■ What to do
Transcribe every entry word for word, but skip the images.

■ Data to process
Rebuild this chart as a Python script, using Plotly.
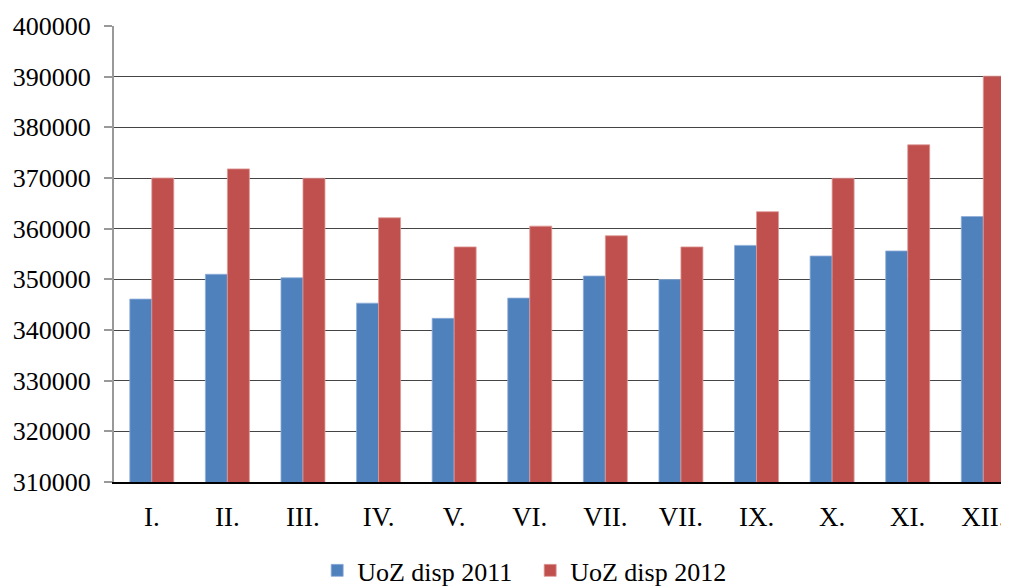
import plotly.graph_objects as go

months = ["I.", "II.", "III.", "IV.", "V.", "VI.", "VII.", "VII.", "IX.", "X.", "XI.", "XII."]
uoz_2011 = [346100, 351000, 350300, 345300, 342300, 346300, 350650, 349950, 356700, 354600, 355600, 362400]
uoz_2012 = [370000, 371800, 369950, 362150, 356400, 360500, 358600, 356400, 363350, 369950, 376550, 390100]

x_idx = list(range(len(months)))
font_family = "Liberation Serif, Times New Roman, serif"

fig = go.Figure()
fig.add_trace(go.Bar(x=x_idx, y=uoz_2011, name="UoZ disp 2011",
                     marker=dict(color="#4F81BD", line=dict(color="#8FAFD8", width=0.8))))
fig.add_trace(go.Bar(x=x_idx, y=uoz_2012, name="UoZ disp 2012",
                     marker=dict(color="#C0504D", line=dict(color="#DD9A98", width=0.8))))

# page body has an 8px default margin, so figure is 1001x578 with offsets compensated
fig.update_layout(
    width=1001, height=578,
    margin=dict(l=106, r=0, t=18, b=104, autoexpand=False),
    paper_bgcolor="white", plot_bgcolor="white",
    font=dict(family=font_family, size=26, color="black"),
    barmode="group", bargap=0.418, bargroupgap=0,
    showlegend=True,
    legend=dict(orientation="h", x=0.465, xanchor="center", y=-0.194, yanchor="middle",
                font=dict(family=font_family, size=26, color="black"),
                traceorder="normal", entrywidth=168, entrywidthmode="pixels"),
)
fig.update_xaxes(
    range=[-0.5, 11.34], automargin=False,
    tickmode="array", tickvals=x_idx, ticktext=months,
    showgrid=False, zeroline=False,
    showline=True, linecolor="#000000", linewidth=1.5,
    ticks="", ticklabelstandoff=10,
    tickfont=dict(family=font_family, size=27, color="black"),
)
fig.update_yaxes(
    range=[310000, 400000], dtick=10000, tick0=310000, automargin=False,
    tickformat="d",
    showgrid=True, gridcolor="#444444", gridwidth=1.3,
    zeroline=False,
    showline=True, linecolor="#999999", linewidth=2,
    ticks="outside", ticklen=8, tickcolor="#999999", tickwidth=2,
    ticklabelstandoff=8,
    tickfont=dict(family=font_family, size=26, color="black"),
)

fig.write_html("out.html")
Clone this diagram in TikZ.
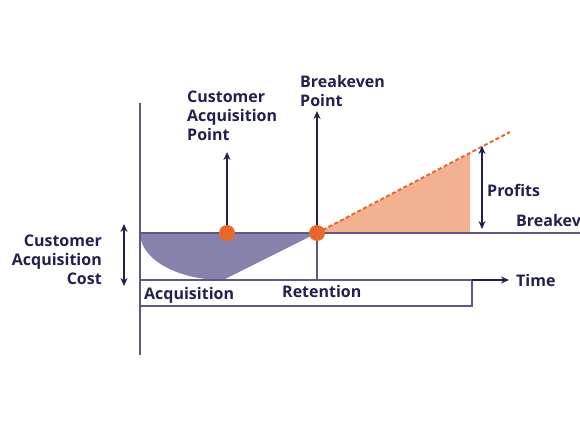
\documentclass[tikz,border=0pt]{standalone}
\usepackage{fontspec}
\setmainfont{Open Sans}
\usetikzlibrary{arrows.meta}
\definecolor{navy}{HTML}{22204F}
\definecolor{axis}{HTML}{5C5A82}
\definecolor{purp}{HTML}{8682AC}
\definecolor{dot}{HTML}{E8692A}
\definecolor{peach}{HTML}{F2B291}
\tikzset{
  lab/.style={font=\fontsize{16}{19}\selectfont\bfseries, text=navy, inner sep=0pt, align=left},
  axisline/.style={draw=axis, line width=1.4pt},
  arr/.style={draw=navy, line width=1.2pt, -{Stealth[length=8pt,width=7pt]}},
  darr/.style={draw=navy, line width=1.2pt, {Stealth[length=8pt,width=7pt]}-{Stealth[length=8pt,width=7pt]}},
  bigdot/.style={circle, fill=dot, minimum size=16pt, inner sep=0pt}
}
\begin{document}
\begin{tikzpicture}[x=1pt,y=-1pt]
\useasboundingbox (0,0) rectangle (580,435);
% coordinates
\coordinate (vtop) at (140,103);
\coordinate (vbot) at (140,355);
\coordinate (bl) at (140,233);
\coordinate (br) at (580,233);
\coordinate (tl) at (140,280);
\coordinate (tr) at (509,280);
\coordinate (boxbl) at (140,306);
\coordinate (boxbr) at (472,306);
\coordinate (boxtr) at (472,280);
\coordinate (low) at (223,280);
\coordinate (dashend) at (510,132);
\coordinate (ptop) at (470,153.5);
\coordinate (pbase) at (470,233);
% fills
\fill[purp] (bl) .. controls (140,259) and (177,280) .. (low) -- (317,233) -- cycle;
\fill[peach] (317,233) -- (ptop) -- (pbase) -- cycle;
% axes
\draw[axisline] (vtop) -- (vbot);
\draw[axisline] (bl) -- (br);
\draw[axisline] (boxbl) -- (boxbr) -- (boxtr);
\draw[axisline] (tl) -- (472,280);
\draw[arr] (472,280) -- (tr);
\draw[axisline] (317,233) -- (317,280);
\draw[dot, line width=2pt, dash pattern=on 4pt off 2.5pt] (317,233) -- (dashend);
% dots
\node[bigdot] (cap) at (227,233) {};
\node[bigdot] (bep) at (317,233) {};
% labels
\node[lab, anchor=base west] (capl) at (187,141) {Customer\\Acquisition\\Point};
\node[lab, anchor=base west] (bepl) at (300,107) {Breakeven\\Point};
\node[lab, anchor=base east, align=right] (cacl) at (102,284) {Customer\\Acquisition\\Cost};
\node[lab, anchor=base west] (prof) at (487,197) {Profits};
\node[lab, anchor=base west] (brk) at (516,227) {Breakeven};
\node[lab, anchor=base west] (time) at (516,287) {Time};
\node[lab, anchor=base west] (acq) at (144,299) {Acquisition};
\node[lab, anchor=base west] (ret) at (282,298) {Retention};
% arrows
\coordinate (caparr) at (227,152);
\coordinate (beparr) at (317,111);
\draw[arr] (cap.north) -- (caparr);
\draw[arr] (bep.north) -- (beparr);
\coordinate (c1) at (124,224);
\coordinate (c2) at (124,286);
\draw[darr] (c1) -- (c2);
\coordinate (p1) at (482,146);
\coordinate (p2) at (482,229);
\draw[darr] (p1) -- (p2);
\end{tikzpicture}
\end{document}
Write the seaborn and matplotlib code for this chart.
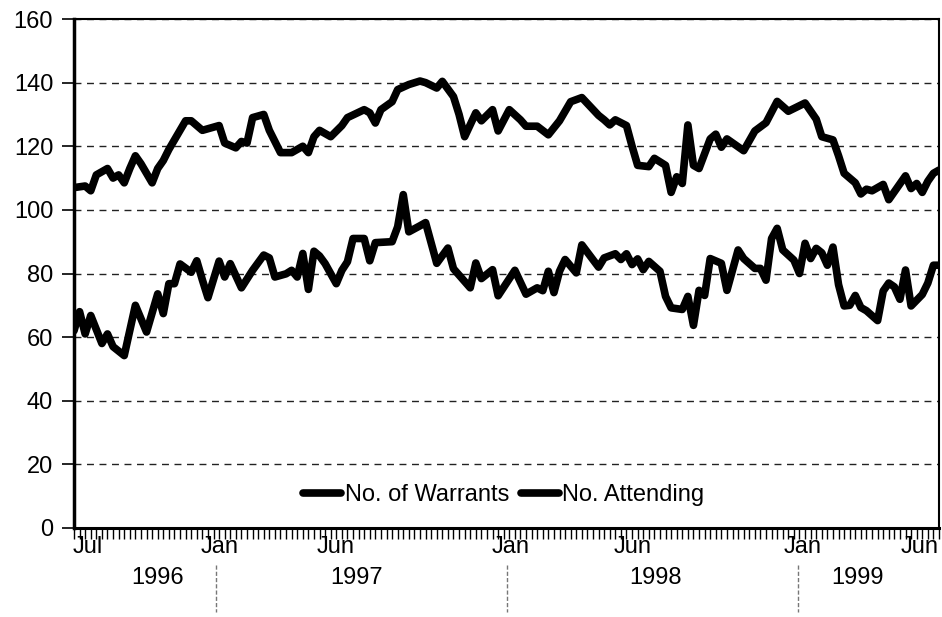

■ Result for this exercise
Rebuild this chart as a Python script, using Plotly.
import plotly.graph_objects as go

months = ["I.", "II.", "III.", "IV.", "V.", "VI.", "VII.", "VII.", "IX.", "X.", "XI.", "XII."]
uoz_2011 = [346100, 351000, 350300, 345300, 342300, 346300, 350650, 349950, 356700, 354600, 355600, 362400]
uoz_2012 = [370000, 371800, 369950, 362150, 356400, 360500, 358600, 356400, 363350, 369950, 376550, 390100]

x_idx = list(range(len(months)))
font_family = "Liberation Serif, Times New Roman, serif"

fig = go.Figure()
fig.add_trace(go.Bar(x=x_idx, y=uoz_2011, name="UoZ disp 2011",
                     marker=dict(color="#4F81BD", line=dict(color="#8FAFD8", width=0.8))))
fig.add_trace(go.Bar(x=x_idx, y=uoz_2012, name="UoZ disp 2012",
                     marker=dict(color="#C0504D", line=dict(color="#DD9A98", width=0.8))))

# page body has an 8px default margin, so figure is 1001x578 with offsets compensated
fig.update_layout(
    width=1001, height=578,
    margin=dict(l=106, r=0, t=18, b=104, autoexpand=False),
    paper_bgcolor="white", plot_bgcolor="white",
    font=dict(family=font_family, size=26, color="black"),
    barmode="group", bargap=0.418, bargroupgap=0,
    showlegend=True,
    legend=dict(orientation="h", x=0.465, xanchor="center", y=-0.194, yanchor="middle",
                font=dict(family=font_family, size=26, color="black"),
                traceorder="normal", entrywidth=168, entrywidthmode="pixels"),
)
fig.update_xaxes(
    range=[-0.5, 11.34], automargin=False,
    tickmode="array", tickvals=x_idx, ticktext=months,
    showgrid=False, zeroline=False,
    showline=True, linecolor="#000000", linewidth=1.5,
    ticks="", ticklabelstandoff=10,
    tickfont=dict(family=font_family, size=27, color="black"),
)
fig.update_yaxes(
    range=[310000, 400000], dtick=10000, tick0=310000, automargin=False,
    tickformat="d",
    showgrid=True, gridcolor="#444444", gridwidth=1.3,
    zeroline=False,
    showline=True, linecolor="#999999", linewidth=2,
    ticks="outside", ticklen=8, tickcolor="#999999", tickwidth=2,
    ticklabelstandoff=8,
    tickfont=dict(family=font_family, size=26, color="black"),
)

fig.write_html("out.html")
Clone this diagram in TikZ.
\documentclass[tikz,border=0pt]{standalone}
\usepackage{fontspec}
\setmainfont{Open Sans}
\usetikzlibrary{arrows.meta}
\definecolor{navy}{HTML}{22204F}
\definecolor{axis}{HTML}{5C5A82}
\definecolor{purp}{HTML}{8682AC}
\definecolor{dot}{HTML}{E8692A}
\definecolor{peach}{HTML}{F2B291}
\tikzset{
  lab/.style={font=\fontsize{16}{19}\selectfont\bfseries, text=navy, inner sep=0pt, align=left},
  axisline/.style={draw=axis, line width=1.4pt},
  arr/.style={draw=navy, line width=1.2pt, -{Stealth[length=8pt,width=7pt]}},
  darr/.style={draw=navy, line width=1.2pt, {Stealth[length=8pt,width=7pt]}-{Stealth[length=8pt,width=7pt]}},
  bigdot/.style={circle, fill=dot, minimum size=16pt, inner sep=0pt}
}
\begin{document}
\begin{tikzpicture}[x=1pt,y=-1pt]
\useasboundingbox (0,0) rectangle (580,435);
% coordinates
\coordinate (vtop) at (140,103);
\coordinate (vbot) at (140,355);
\coordinate (bl) at (140,233);
\coordinate (br) at (580,233);
\coordinate (tl) at (140,280);
\coordinate (tr) at (509,280);
\coordinate (boxbl) at (140,306);
\coordinate (boxbr) at (472,306);
\coordinate (boxtr) at (472,280);
\coordinate (low) at (223,280);
\coordinate (dashend) at (510,132);
\coordinate (ptop) at (470,153.5);
\coordinate (pbase) at (470,233);
% fills
\fill[purp] (bl) .. controls (140,259) and (177,280) .. (low) -- (317,233) -- cycle;
\fill[peach] (317,233) -- (ptop) -- (pbase) -- cycle;
% axes
\draw[axisline] (vtop) -- (vbot);
\draw[axisline] (bl) -- (br);
\draw[axisline] (boxbl) -- (boxbr) -- (boxtr);
\draw[axisline] (tl) -- (472,280);
\draw[arr] (472,280) -- (tr);
\draw[axisline] (317,233) -- (317,280);
\draw[dot, line width=2pt, dash pattern=on 4pt off 2.5pt] (317,233) -- (dashend);
% dots
\node[bigdot] (cap) at (227,233) {};
\node[bigdot] (bep) at (317,233) {};
% labels
\node[lab, anchor=base west] (capl) at (187,141) {Customer\\Acquisition\\Point};
\node[lab, anchor=base west] (bepl) at (300,107) {Breakeven\\Point};
\node[lab, anchor=base east, align=right] (cacl) at (102,284) {Customer\\Acquisition\\Cost};
\node[lab, anchor=base west] (prof) at (487,197) {Profits};
\node[lab, anchor=base west] (brk) at (516,227) {Breakeven};
\node[lab, anchor=base west] (time) at (516,287) {Time};
\node[lab, anchor=base west] (acq) at (144,299) {Acquisition};
\node[lab, anchor=base west] (ret) at (282,298) {Retention};
% arrows
\coordinate (caparr) at (227,152);
\coordinate (beparr) at (317,111);
\draw[arr] (cap.north) -- (caparr);
\draw[arr] (bep.north) -- (beparr);
\coordinate (c1) at (124,224);
\coordinate (c2) at (124,286);
\draw[darr] (c1) -- (c2);
\coordinate (p1) at (482,146);
\coordinate (p2) at (482,229);
\draw[darr] (p1) -- (p2);
\end{tikzpicture}
\end{document}
Write the seaborn and matplotlib code for this chart.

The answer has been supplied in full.